Bitcoin is so 2017. Cryptosecurities are the new game in town.

Vincent Trouche
Tokenestate.io
Published in
4 min readDec 27, 2017

Cryptocurrencies, embodied by Bitcoin in the minds of many, had a great year. The Chicago Mercantile Exchange has launched futures on Bitcoin. Goldman Sachs is trading it. Venezuelans, Cypriotes, Zimbabweans use it as an alternative to their mismanaged national currency. Even North Koreans are interested! The eye-popping returns have fueled a bubble which saw everyone and their cousins investing in it.

Sure, bubbles can be damaging when they burst, but they serve a purpose. They educate people on emerging tech. The web is a classic example: the dot com bubble destroyed a lot of economic value, but it put the planet online. As the web underpinned a great share of the economic growth the world enjoyed over the past two decades, all wasn’t lost.

Tech bubbles investors finance the adoption of new technologies outside of geek circles, and that’s what’s happening with Bitcoin today.

But why are people so in love with it? Because it bypasses retails banks and central banks, and provide anyone in the world with a currency accessible from their smartphone. Money from the people and to the people. No need for costly intermediaries, or to trust money grabbing politicians, to transact or store value using national currencies. Bitcoin proves that it can be done, and we’re living now through the joys and pains of the worldwide adoption of cryptocurrencies.

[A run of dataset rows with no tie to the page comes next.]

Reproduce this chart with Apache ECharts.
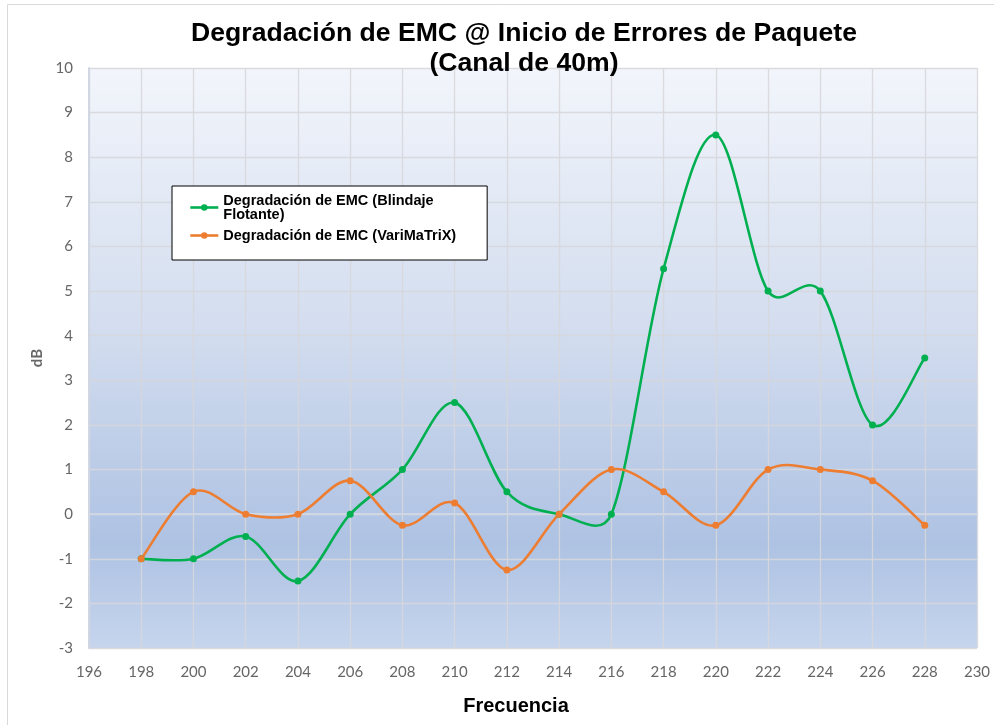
<!DOCTYPE html>
<html><head><meta charset="utf-8">
<script src="https://cdn.jsdelivr.net/npm/echarts@6/dist/echarts.min.js"></script>
<style>html,body{margin:0;padding:0;background:#fff}#c{width:994px;height:725px}</style>
</head><body><div id="c"></div>
<script>
var freqs = [198,200,202,204,206,208,210,212,214,216,218,220,222,224,226,228];
var blindaje = [-1,-1,-0.5,-1.5,0,1,2.5,0.5,0,0,5.5,8.5,5,5,2,3.5];
var varimatrix = [-1,0.5,0,0,0.75,-0.25,0.25,-1.25,0,1,0.5,-0.25,1,1,0.75,-0.25];
var seriesNames = ['Degradación de EMC (Blindaje\nFlotante)','Degradación de EMC (VariMaTriX)'];
var titleLines = ['Degradación de EMC @ Inicio de Errores de Paquete','(Canal de 40m)'];
var colors = ['#00b050','#ed7d31'];

function pairs(xs, ys){ return xs.map(function(x,i){ return [x, ys[i]]; }); }

// Spreadsheet-style smoothed segment computed in pixel space via the axes
function curveSeries(ys, color){
  return {
    type:'custom', silent:true, z:2,
    data: pairs(freqs, ys),
    renderItem: function(params, api){
      var i = params.dataIndex, n = freqs.length;
      if (i >= n - 1) return null;
      function P(k){ k = Math.max(0, Math.min(n-1, k)); return api.coord([freqs[k], ys[k]]); }
      function dist(a,b){ return Math.hypot(a[0]-b[0], a[1]-b[1]); }
      var p0 = P(i-1), p1 = P(i), p2 = P(i+1), p3 = P(i+2);
      var d12 = dist(p1,p2), d02 = dist(p0,p2), d13 = dist(p1,p3);
      var f1 = d02/6 < d12/2 ? 1/6 : (d12/2)/d02;
      var f2 = d13/6 < d12/2 ? 1/6 : (d12/2)/d13;
      if (!isFinite(f1)) f1 = 0; if (!isFinite(f2)) f2 = 0;
      return {
        type:'bezierCurve',
        shape:{x1:p1[0], y1:p1[1], x2:p2[0], y2:p2[1],
          cpx1:p1[0]+(p2[0]-p0[0])*f1, cpy1:p1[1]+(p2[1]-p0[1])*f1,
          cpx2:p2[0]-(p3[0]-p1[0])*f2, cpy2:p2[1]-(p3[1]-p1[1])*f2},
        style:{stroke:color, lineWidth:2.6, fill:null, lineCap:'round'}
      };
    }
  };
}

var chart = echarts.init(document.getElementById('c'), null, {renderer:'canvas'});
var labelFont = 'Lato, "Open Sans", sans-serif';
chart.setOption({
  animation:false,
  backgroundColor:'#fff',
  title:{
    text: titleLines.join('\n'),
    left: 519, top: 14, textAlign:'center',
    textStyle:{fontFamily:'"Liberation Sans", Arial, sans-serif', fontWeight:'bold', fontSize:26.6, color:'#000', lineHeight:30}
  },
  graphic:[{type:'rect', shape:{x:7.5,y:4.5,width:1000,height:740}, style:{fill:'none', stroke:'#d9d9d9', lineWidth:1}, silent:true}],
  legend:{
    orient:'vertical', left:172, top:186,
    backgroundColor:'#fff', borderColor:'#000', borderWidth:1, borderRadius:0,
    padding:[7,31,17,17],
    itemWidth:28, itemHeight:8, itemGap:6,
    data:[
      {name:seriesNames[0], lineStyle:{opacity:1, width:2.6, color:colors[0]}},
      {name:seriesNames[1], lineStyle:{opacity:1, width:2.6, color:colors[1]}}
    ],
    textStyle:{fontFamily:'"Liberation Sans", Arial, sans-serif', fontWeight:'bold', fontSize:14.5, color:'#000', lineHeight:14}
  },
  grid:{left:89, right:17, top:68, bottom:77, containLabel:false,
    backgroundColor:{type:'linear',x:0,y:0,x2:0,y2:1,colorStops:[{offset:0,color:'#f2f5fb'},{offset:0.45,color:'#d3ddef'},{offset:0.82,color:'#aec2e3'},{offset:1,color:'#c6d5ed'}]},
    show:true, borderWidth:0},
  xAxis:{
    type:'value', min:196, max:230, interval:2,
    name:'Frecuencia', nameLocation:'middle', nameGap:48,
    nameTextStyle:{fontFamily:'"Liberation Sans", Arial, sans-serif', fontWeight:'bold', fontSize:20, color:'#000', padding:[0,34,0,0]},
    axisLine:{show:true, lineStyle:{color:'#d0d6e2', width:2}},
    axisTick:{show:false},
    axisLabel:{fontFamily:labelFont, fontSize:15, color:'#666', margin:17},
    splitLine:{show:true, lineStyle:{color:'rgba(215,215,220,0.9)', width:1.3}}
  },
  yAxis:{
    type:'value', min:-3, max:10, interval:1,
    name:'dB', nameLocation:'middle', nameGap:42, nameRotate:90,
    nameTextStyle:{fontFamily:labelFont, fontWeight:'bold', fontSize:15, color:'#666'},
    axisLine:{show:true, lineStyle:{color:'#d0d6e2', width:2}},
    axisTick:{show:false},
    axisLabel:{fontFamily:labelFont, fontSize:15, color:'#666', margin:16},
    splitLine:{show:true, lineStyle:{color:'rgba(215,215,220,0.9)', width:1.3}}
  },
  series:[
    curveSeries(blindaje, colors[0]),
    curveSeries(varimatrix, colors[1]),
    {name:seriesNames[0], type:'line', data:pairs(freqs, blindaje), z:3,
     symbol:'circle', symbolSize:7, lineStyle:{color:colors[0], width:2.6, opacity:0}, itemStyle:{color:colors[0]}},
    {name:seriesNames[1], type:'line', data:pairs(freqs, varimatrix), z:3,
     symbol:'circle', symbolSize:7, lineStyle:{color:colors[1], width:2.6, opacity:0}, itemStyle:{color:colors[1]}}
  ]
});
</script></body></html>
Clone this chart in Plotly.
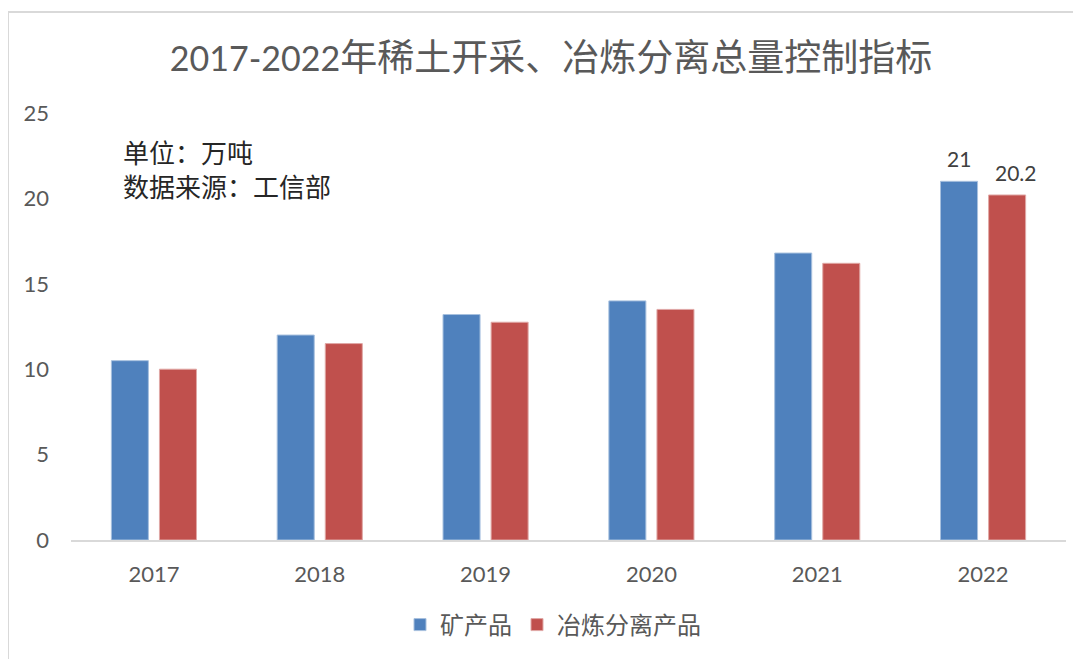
import plotly.graph_objects as go

years = ["2017", "2018", "2019", "2020", "2021", "2022"]
mining = [10.5, 12.0, 13.2, 14.0, 16.8, 21.0]
smelting = [10.0, 11.5, 12.75, 13.5, 16.2, 20.2]
mining_labels = ["", "", "", "", "", "21"]
smelting_labels = ["", "", "", "", "", "20.2"]
series_names = ["矿产品", "冶炼分离产品"]
title_text = "2017-2022年稀土开采、冶炼分离总量控制指标"
note_lines = ["单位：万吨", "数据来源：工信部"]
y_ticks = [0, 5, 10, 15, 20, 25]

FONT = "Lato, 'Noto Sans CJK SC', sans-serif"
CJK = "'Noto Sans CJK SC', sans-serif"
GRAY = "#595959"

OFF = 8  # page body margin
W, H = 1081 - OFF, 659 - OFF
L, R, T, B = 71 - OFF, 15, 113 - OFF, 119
pw, ph = W - L - R, H - T - B


def px_x(p):
    return (p - OFF - L) / pw


def px_y(p):
    return (H - B - (p - OFF)) / ph


fig = go.Figure()
fig.add_trace(go.Bar(
    x=years, y=mining, name=series_names[0],
    marker=dict(color="#4F81BD", line=dict(color="#A7C0DE", width=1)),
))
fig.add_trace(go.Bar(
    x=years, y=smelting, name=series_names[1],
    marker=dict(color="#C0504D", line=dict(color="#E0A8A6", width=1)),
))

# data labels (only last year), placed on the category axis by index
for vals, labels, xs in ((mining, mining_labels, -24), (smelting, smelting_labels, 33)):
    for idx, (v, lab) in enumerate(zip(vals, labels)):
        if lab:
            fig.add_annotation(
                x=idx, y=v, xref="x", yref="y", text=lab, showarrow=False,
                xshift=xs, yshift=8, xanchor="center", yanchor="bottom",
                font=dict(family=FONT, size=21, color="#404040"),
            )

fig.update_layout(
    width=W, height=H,
    margin=dict(l=L, r=R, t=T, b=B, autoexpand=False),
    paper_bgcolor="white", plot_bgcolor="white",
    barmode="group", bargap=0.42, bargroupgap=0.23,
    title=dict(
        text=title_text.replace("2017-2022", "<span style='font-family:Lato;font-size:34px'>2017-2022</span>"),
        x=(551 - OFF) / W, xanchor="center", xref="container",
        y=1 - (58 - OFF) / H, yanchor="middle", yref="container",
        font=dict(family=CJK, size=37, color=GRAY),
    ),
    showlegend=True,
    legend=dict(
        orientation="h", x=px_x(553), xanchor="center",
        y=px_y(625), yanchor="middle",
        font=dict(family=CJK, size=24, color=GRAY),
        itemclick=False, itemwidth=30,
    ),
    xaxis=dict(
        type="category", categoryorder="array", categoryarray=years,
        range=[-0.5, len(years) - 0.5],
        showline=True, linecolor="#D9D9D9", linewidth=2,
        ticks="", showgrid=False,
        tickfont=dict(family=FONT, size=22, color=GRAY),
        ticklabelstandoff=14,
    ),
    yaxis=dict(
        range=[0, 25], tickvals=y_ticks, showgrid=False, zeroline=False,
        showline=False, ticks="",
        tickfont=dict(family=FONT, size=22, color=GRAY),
        ticklabelstandoff=21,
    ),
)

fig.add_annotation(
    text="<br>".join(note_lines), xref="paper", yref="paper", align="left",
    x=px_x(121), y=px_y(168), xanchor="left", yanchor="middle",
    showarrow=False, font=dict(family=CJK, size=26, color="#262626"),
)

# chart-area border (left and top)
fig.add_shape(type="line", xref="paper", yref="paper",
              x0=px_x(8), x1=px_x(8), y0=px_y(670), y1=px_y(12),
              line=dict(color="#D9D9D9", width=2))
fig.add_shape(type="line", xref="paper", yref="paper",
              x0=px_x(8), x1=px_x(1090), y0=px_y(12), y1=px_y(12),
              line=dict(color="#D9D9D9", width=2))

fig.write_html("out.html")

So, what’s coming up next? Bad news is: cryptocurrencies have only a limited number of viable uses cases. There’s no space for many cryptocurrencies, like there’s no space for many Visas or Paypals in this world. Their value derives from the fact that they’re widely accepted, which in turn creates networks effects and winner-take-all situations. It doesn’t mean that Bitcoin will be the winner, like Betamax or Netscape (remember?) were no winners. But there will be a limited number of winners. Sadly, most of the cryptocurrencies out there vying for attention will be dead in a few years, and that’s that.

The blockchain technology and community underpinning cryptocurrencies will quickly move to an adjacent financial business: the issuance and trading of securities, like debt or shares.

Indeed, why go to a bank or VC to finance a company, when one can issue an equity or debt tokens and directly sell it to individual investors? Today, companies looking for financing are left with two unsavory options: either stay private and only access a very limited pool of capital (say HNWIs, Angels or VCs), or go down the IPO route and get fleeced by investment banks, exchanges and audit firms in the process.

The issuance of cryptosecurities is fast emerging as a much-needed alternative to finance companies. In Switzerland for example, companies can already, under certain conditions, issue their own equity tokens, which will provide investors with a revenue sharing and voting right. Such tokens are built on top of the Ethereum blockchain, effectively outsourcing the tasks of maintaining the ownership of tokens or process transaction to an established blockchain. So, it’s like doing an IPO and be listed, but without the having to pay for punitive investment bank or exchanges fees. Quite exciting, right?

We postulate that, as the blockchain ecosystem matures, the issuance of cryptosecurities, in particular equity tokens, will become mainstream in 2018, at least in blockchain-friendly geographies such as Switzerland.

Startups will start issuing them at scale to finance their operations and use them to build a community of users-investors. Even mature companies, not willing (or too small) to pay mind-blowing IPO fees will start issuing their own equity tokens to raise funds. The average investor will get a better deal, and crucially a bigger bang on their buck, compared with buying shares listed on exchanges.

At Token Estate, we’re busy applying equity tokens to one of the biggest asset classes of all: Real Estate. Today, investors do not get as much as they should from their investment dollars in Real Estate. And minimal tickets to invest in Real Estate are too high. So, we’re busy developing a blockchain-based open standard, the Real Estate Token, which will be supported by a web and mobile platform: the Token Estate Marketplace. Real Estate tokens will give their owners a revenue right and a voting right, and cost much less in transaction fees than regular shares.

A Real Estate investment is not something special, in fact it is a commodity. A trial and tested way to preserve’s one wealth in one of the most stable asset class out there. We believe that investors should access it easily and on the cheap, that is on their mobile phone, with no minimal tickets and low transaction fees.

We want Real Estate Tokens to be the investment vehicle of choice to get exposure to Real Estate, from financially sophisticated players to the unbanked in emerging nations.

Coincidentally, by issuing Real Estate backed equity tokens, we will contribute to create one of the most predictable and stable blockchain-based assets out there. If this year’s Bitcoin rise and recent crash is of any value, it teaches us that yeah, people love cryptocurrencies, but they will now need safe stores of value which will do a proper job of preserving wealth over the long term.

The emergence of cryptosecurities, and their associated legal, technical and commercial ecosystem, will the exciting story to follow in 2018.